Your task is to repeat the lines below exactly, excluding any pictures they contain.

------ DATASET SECTION ------

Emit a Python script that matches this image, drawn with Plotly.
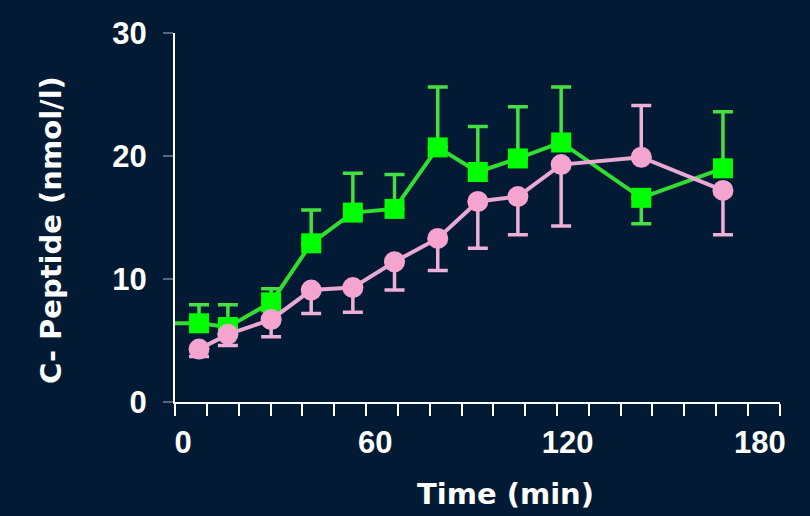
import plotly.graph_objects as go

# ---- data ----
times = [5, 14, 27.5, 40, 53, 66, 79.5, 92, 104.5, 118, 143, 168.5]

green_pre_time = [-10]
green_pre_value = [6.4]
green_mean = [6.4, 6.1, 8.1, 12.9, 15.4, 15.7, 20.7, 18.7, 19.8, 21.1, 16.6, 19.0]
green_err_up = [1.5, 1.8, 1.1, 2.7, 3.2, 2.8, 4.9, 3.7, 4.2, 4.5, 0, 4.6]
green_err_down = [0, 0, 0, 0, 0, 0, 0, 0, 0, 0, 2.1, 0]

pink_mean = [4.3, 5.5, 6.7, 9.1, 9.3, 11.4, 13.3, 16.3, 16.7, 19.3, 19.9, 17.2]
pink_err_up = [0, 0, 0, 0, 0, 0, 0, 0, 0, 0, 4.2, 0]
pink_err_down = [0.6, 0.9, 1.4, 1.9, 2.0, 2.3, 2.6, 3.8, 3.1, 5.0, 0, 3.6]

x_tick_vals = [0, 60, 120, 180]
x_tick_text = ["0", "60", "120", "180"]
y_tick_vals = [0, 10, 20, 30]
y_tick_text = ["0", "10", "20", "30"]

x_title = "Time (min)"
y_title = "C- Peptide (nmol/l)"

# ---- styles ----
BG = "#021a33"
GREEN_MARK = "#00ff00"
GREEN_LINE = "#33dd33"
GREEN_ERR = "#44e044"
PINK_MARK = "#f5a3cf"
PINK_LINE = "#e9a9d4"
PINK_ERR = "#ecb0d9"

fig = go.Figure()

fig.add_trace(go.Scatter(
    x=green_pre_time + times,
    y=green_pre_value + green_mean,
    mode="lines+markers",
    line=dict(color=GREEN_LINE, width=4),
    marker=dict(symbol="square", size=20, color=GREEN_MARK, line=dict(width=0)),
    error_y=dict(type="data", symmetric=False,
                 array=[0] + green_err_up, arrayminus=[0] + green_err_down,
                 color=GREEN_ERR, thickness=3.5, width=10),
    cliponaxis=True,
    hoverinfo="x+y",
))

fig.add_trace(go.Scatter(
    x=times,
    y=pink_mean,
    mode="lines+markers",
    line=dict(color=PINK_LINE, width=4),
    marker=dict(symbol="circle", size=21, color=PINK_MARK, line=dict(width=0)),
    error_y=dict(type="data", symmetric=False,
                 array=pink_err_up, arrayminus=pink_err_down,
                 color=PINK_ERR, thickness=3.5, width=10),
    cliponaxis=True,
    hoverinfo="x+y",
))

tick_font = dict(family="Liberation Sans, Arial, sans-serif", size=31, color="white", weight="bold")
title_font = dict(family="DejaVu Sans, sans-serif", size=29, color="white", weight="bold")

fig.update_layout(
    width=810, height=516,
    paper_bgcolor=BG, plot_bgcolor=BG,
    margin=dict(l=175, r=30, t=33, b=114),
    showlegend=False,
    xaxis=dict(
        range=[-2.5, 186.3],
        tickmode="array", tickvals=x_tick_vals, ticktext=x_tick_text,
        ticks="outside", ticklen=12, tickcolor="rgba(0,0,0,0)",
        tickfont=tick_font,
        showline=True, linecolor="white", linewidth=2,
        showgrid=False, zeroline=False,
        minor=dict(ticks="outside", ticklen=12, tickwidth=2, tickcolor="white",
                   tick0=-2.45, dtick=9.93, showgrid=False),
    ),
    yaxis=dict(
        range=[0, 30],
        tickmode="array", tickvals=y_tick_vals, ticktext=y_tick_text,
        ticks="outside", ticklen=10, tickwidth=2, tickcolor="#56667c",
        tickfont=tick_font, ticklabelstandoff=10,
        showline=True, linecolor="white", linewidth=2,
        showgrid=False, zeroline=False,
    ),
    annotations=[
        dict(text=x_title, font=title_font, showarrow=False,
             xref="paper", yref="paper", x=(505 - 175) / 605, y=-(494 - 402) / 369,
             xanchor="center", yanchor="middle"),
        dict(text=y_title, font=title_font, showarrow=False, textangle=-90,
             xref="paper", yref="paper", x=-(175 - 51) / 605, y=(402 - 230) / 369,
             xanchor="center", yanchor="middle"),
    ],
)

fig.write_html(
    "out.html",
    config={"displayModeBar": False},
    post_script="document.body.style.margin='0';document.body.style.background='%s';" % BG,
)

------

**EXPECTED ANSWER:**
Emit a Python script that matches this image, drawn with Plotly.
import plotly.graph_objects as go

# ---- data ----
times = [5, 14, 27.5, 40, 53, 66, 79.5, 92, 104.5, 118, 143, 168.5]

green_pre_time = [-10]
green_pre_value = [6.4]
green_mean = [6.4, 6.1, 8.1, 12.9, 15.4, 15.7, 20.7, 18.7, 19.8, 21.1, 16.6, 19.0]
green_err_up = [1.5, 1.8, 1.1, 2.7, 3.2, 2.8, 4.9, 3.7, 4.2, 4.5, 0, 4.6]
green_err_down = [0, 0, 0, 0, 0, 0, 0, 0, 0, 0, 2.1, 0]

pink_mean = [4.3, 5.5, 6.7, 9.1, 9.3, 11.4, 13.3, 16.3, 16.7, 19.3, 19.9, 17.2]
pink_err_up = [0, 0, 0, 0, 0, 0, 0, 0, 0, 0, 4.2, 0]
pink_err_down = [0.6, 0.9, 1.4, 1.9, 2.0, 2.3, 2.6, 3.8, 3.1, 5.0, 0, 3.6]

x_tick_vals = [0, 60, 120, 180]
x_tick_text = ["0", "60", "120", "180"]
y_tick_vals = [0, 10, 20, 30]
y_tick_text = ["0", "10", "20", "30"]

x_title = "Time (min)"
y_title = "C- Peptide (nmol/l)"

# ---- styles ----
BG = "#021a33"
GREEN_MARK = "#00ff00"
GREEN_LINE = "#33dd33"
GREEN_ERR = "#44e044"
PINK_MARK = "#f5a3cf"
PINK_LINE = "#e9a9d4"
PINK_ERR = "#ecb0d9"

fig = go.Figure()

fig.add_trace(go.Scatter(
    x=green_pre_time + times,
    y=green_pre_value + green_mean,
    mode="lines+markers",
    line=dict(color=GREEN_LINE, width=4),
    marker=dict(symbol="square", size=20, color=GREEN_MARK, line=dict(width=0)),
    error_y=dict(type="data", symmetric=False,
                 array=[0] + green_err_up, arrayminus=[0] + green_err_down,
                 color=GREEN_ERR, thickness=3.5, width=10),
    cliponaxis=True,
    hoverinfo="x+y",
))

fig.add_trace(go.Scatter(
    x=times,
    y=pink_mean,
    mode="lines+markers",
    line=dict(color=PINK_LINE, width=4),
    marker=dict(symbol="circle", size=21, color=PINK_MARK, line=dict(width=0)),
    error_y=dict(type="data", symmetric=False,
                 array=pink_err_up, arrayminus=pink_err_down,
                 color=PINK_ERR, thickness=3.5, width=10),
    cliponaxis=True,
    hoverinfo="x+y",
))

tick_font = dict(family="Liberation Sans, Arial, sans-serif", size=31, color="white", weight="bold")
title_font = dict(family="DejaVu Sans, sans-serif", size=29, color="white", weight="bold")

fig.update_layout(
    width=810, height=516,
    paper_bgcolor=BG, plot_bgcolor=BG,
    margin=dict(l=175, r=30, t=33, b=114),
    showlegend=False,
    xaxis=dict(
        range=[-2.5, 186.3],
        tickmode="array", tickvals=x_tick_vals, ticktext=x_tick_text,
        ticks="outside", ticklen=12, tickcolor="rgba(0,0,0,0)",
        tickfont=tick_font,
        showline=True, linecolor="white", linewidth=2,
        showgrid=False, zeroline=False,
        minor=dict(ticks="outside", ticklen=12, tickwidth=2, tickcolor="white",
                   tick0=-2.45, dtick=9.93, showgrid=False),
    ),
    yaxis=dict(
        range=[0, 30],
        tickmode="array", tickvals=y_tick_vals, ticktext=y_tick_text,
        ticks="outside", ticklen=10, tickwidth=2, tickcolor="#56667c",
        tickfont=tick_font, ticklabelstandoff=10,
        showline=True, linecolor="white", linewidth=2,
        showgrid=False, zeroline=False,
    ),
    annotations=[
        dict(text=x_title, font=title_font, showarrow=False,
             xref="paper", yref="paper", x=(505 - 175) / 605, y=-(494 - 402) / 369,
             xanchor="center", yanchor="middle"),
        dict(text=y_title, font=title_font, showarrow=False, textangle=-90,
             xref="paper", yref="paper", x=-(175 - 51) / 605, y=(402 - 230) / 369,
             xanchor="center", yanchor="middle"),
    ],
)

fig.write_html(
    "out.html",
    config={"displayModeBar": False},
    post_script="document.body.style.margin='0';document.body.style.background='%s';" % BG,
)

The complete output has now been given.